Fruit, Light, and the Baptismal Call

One thread in the conversation connected the passage to baptismal vows. In the Wesleyan tradition, baptism includes a commitment to resist evil, injustice, and oppression in whatever forms they present themselves. The call to expose unfruitful works of darkness isn’t primarily about personal moral tidiness. It’s about seeing clearly enough to name what is wrong. You can’t resist what you can’t see. Light enables that kind of vision, and the church is called to bring it.

The fruit imagery also generated reflection. Light produces fruit. Without it, things don’t grow. The “unfruitful works of darkness” aren’t just morally wrong — they’re generative of nothing. They lead nowhere. Life, by contrast, moves toward something.

A Needed Nuance on Shame

The most pastorally careful moment in the conversation came when the group pushed back against the simplest reading of the passage — dark bad, light good, don’t do bad things — and tried to offer something more useful. The middle school version of this theology creates a world where guilt functions as a blunt instrument, where the feeling of shame is treated as automatically authoritative. But shame and genuine conviction aren’t the same thing.

The conversation tried to draw a distinction. There are things that cause a person’s conscience to stir because they are genuinely harmful — to themselves, to others, to their integrity. That internal signal deserves attention. But there is also shame manufactured by cultural expectations, by narrow communities, by other people’s anxiety dressed up as moral authority. Not everything that makes someone feel guilty is actually wrong. The church’s tradition and Scripture, read honestly and in community, are better guides than ambient cultural pressure in either direction.

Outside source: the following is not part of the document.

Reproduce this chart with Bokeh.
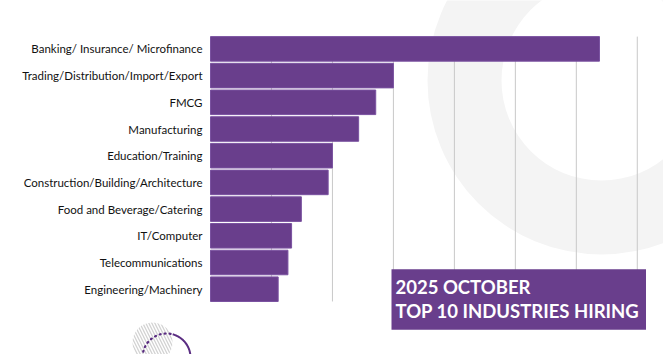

The practical application that came out of this: when you feel guilt or conviction about something, it’s worth asking whether that feeling is grounded in something real. Are you doing something that harms another person, that distorts the truth, that you couldn’t defend in the light of day? That’s worth addressing. Or are you carrying shame that was handed to you by someone else, shaped more by fear than by faithfulness? That deserves a different kind of attention — a trusted pastor, a counselor, a community that can help you sort it out.

The Waking Call

The passage ends with an image of a sleeper being called awake. The group noted that this line, which might read as a rebuke, actually functions more like an invitation. You don’t have to stay asleep. Christ is already shining. The call to rise is a call toward something, not just away from something. There is energy in it, not just condemnation.

Questions for Reflection

Is there a difference between guilt you’re carrying that reflects genuine conviction and shame that was placed on you by someone or something other than Scripture and the Spirit? How might you begin to tell them apart?

What does it look like practically for you to “expose” works of darkness — not by avoiding people who are struggling, but by being honest and present as someone who carries light?

The text says sleeper, awake. In what area of your life might God be calling you to stop drifting and to actually wake up and act?